What a shock to realise, at Silverstone, that the official sheets were giving grossly inaccurate miles-per-hour information! On one sheet Schlesser’s pole-winning speed was given at 92.180 mph, rather less than the true 148.357 mph. On others, Schlesser’s new lap record was given as 131.039 mph. It should have been and was 139.50 mph, and since that will stand for all time as the Group C record we hope that Silverstone’s history won’t short-change him.
Still on the subject of progress, the winning Jaguar’s average speed over 480 kms was 128.88 mph, and it’s interesting to look back and see that in May 1988 Cheever and Brundle won the race, over 1000 kms, in a Jaguar XJR-9-V12 at 128.63 mph. So this year the turbo model went 440 yards further in each hour, never once breaking the previous Group C lap record.
The Silk Cup team would say that Ferte and Brundle weren’t under much pressure once Baldi’s Mercedes retired with 60% of the race still to run, and I would agree. Tabulated lap times show that they maintained their speed in the 1-20 to 1-21 bracket until long after the Mercedes had gone, and eased off very slightly only in the last three laps. In other words, they found it easier to maintain a speed similar to that of two years ago, and finished with more fuel in the tank.
Nice for Jaguar.
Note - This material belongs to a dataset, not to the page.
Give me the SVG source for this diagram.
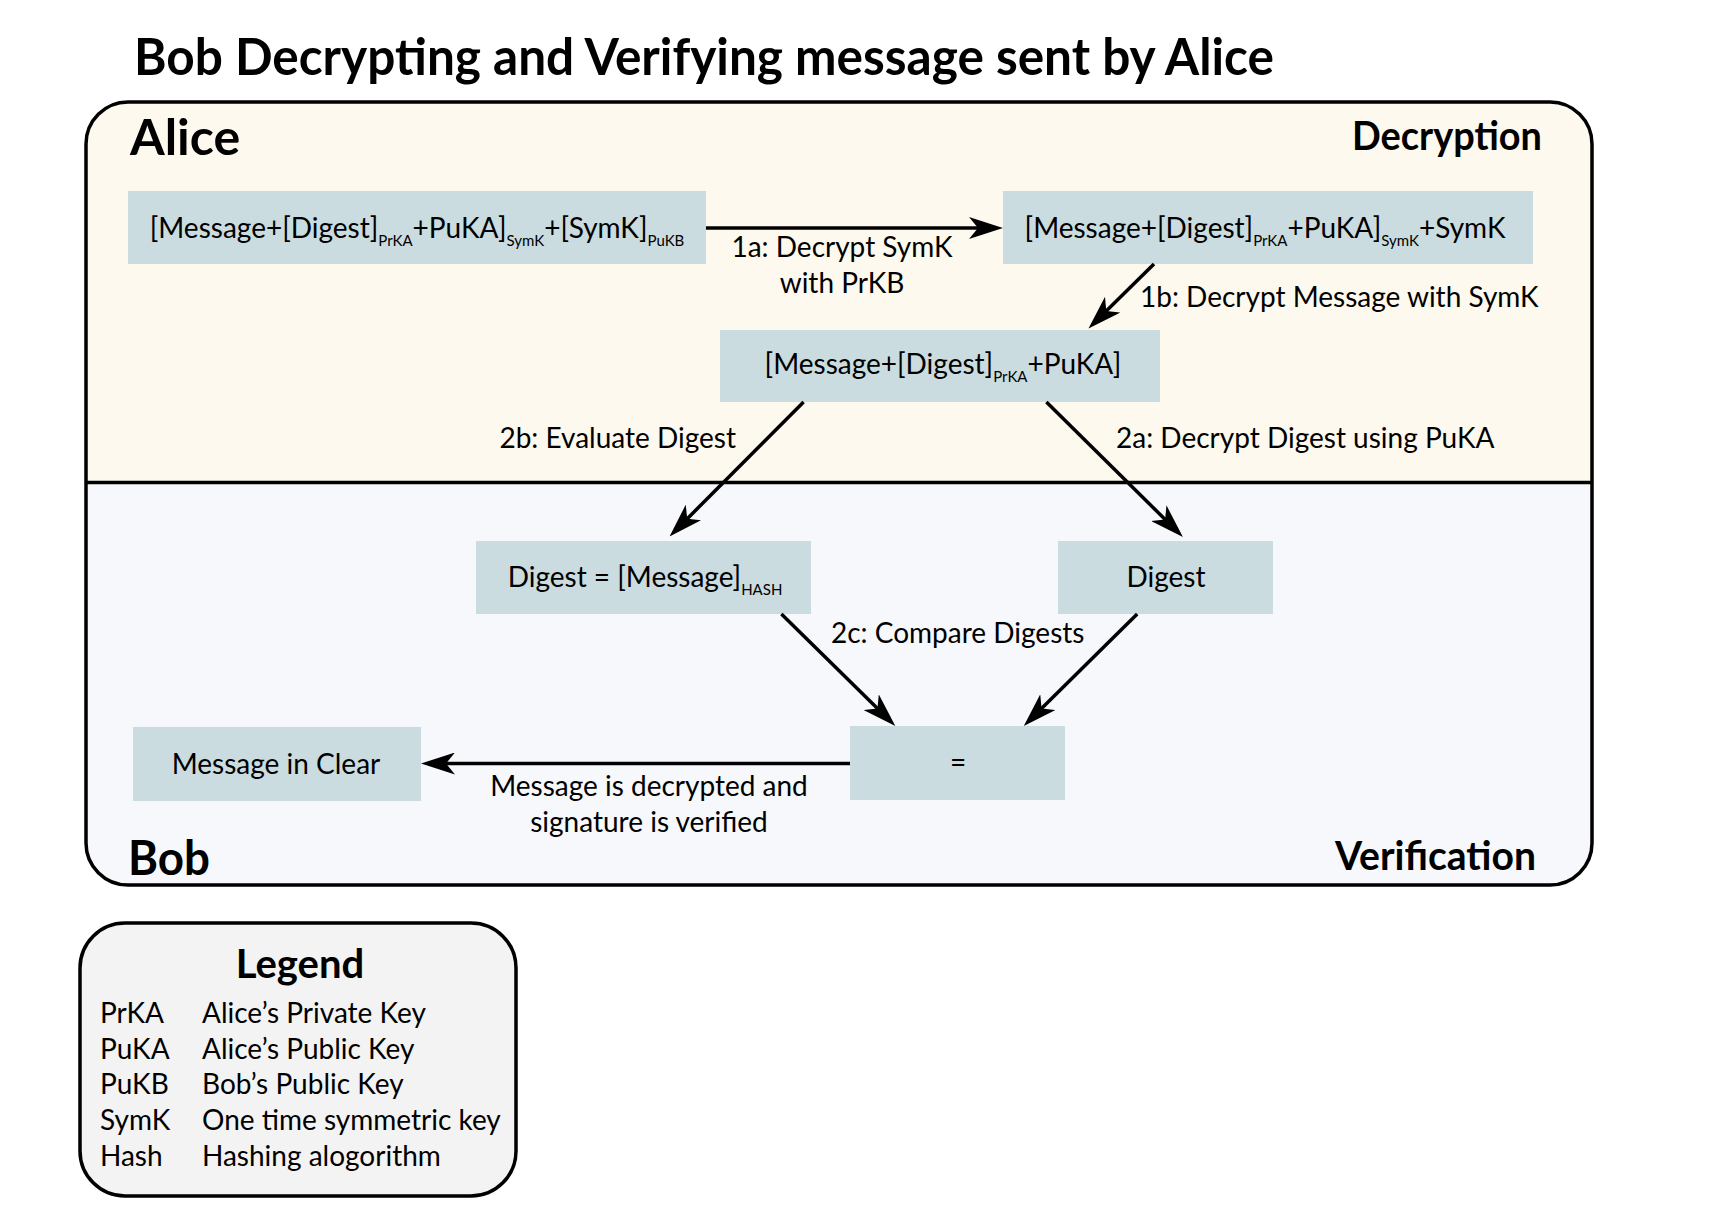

But in that case why were Nissan, Toyota and Porsche on the rack where fuel consumption is concerned? Had these same cars been competing in the race two years ago with today’s chassis, tyres, drivers, engine management systems and telemetry, they wouldn’t have done any better against the V12 Jaguars than they did against the modern XJR-11.
I’m sure there is a simple answer, but so far no engineer I’ve talked to has provided it.